Abstract

Although atmospheric phenomena tend to be localized in both time and space, numerical models generally employ only uniform discretizations or fixed nested grids. An adaptive grid technique implemented in 2D and 3D nonhydrostatic elastic atmospheric models is described. The adaptive technique makes use of separate rectangular refinements to increase resolution where truncation error estimates are large. Multiple, rotated, overlapping grids are used along with an arbitrary number of discrete grid-refinement levels. Refinements are placed and removed automatically during the integration based an estimates of the truncation error in the evolving solution. The technique can be viewed as an extension of the nesting technique often used in atmospheric models. The adaptive model integrates the compressible, nonhydrostatic equations of motion. Although sound waves are not significant in the solution, they do constrain the time step.
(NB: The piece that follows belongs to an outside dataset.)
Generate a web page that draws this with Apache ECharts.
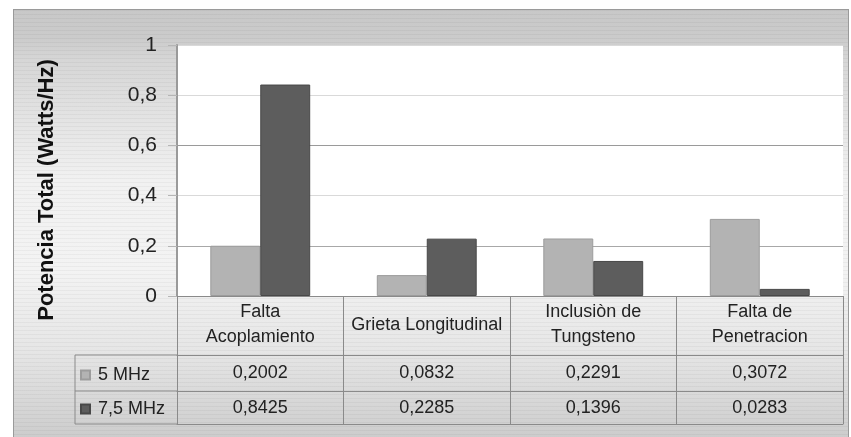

A splitting technique is used to accommodate the sound waves by advancing certain terms with a separate smaller time step. The terms responsible for gravity waves are also integrated with the smaller time step, and with the acoustic modes filtered through the use of divergence damping, the resulting model can be run as efficiently as hydrostatic models. Boundary conditions developed for the splitting technique in the adaptive framework are described and tested in the 2D and 3D models. The adaptive technique is shown to be efficient when compared to single fixed-grid simulations. Two new features are included in the basic solver. Also considered are additional complications that arise because of the necessary use of parameterized physics. The dependence of many parameterizations on grid scale creates difficulties in evaluating truncation error and raises more general questions concerning solution error in nested and adaptive models.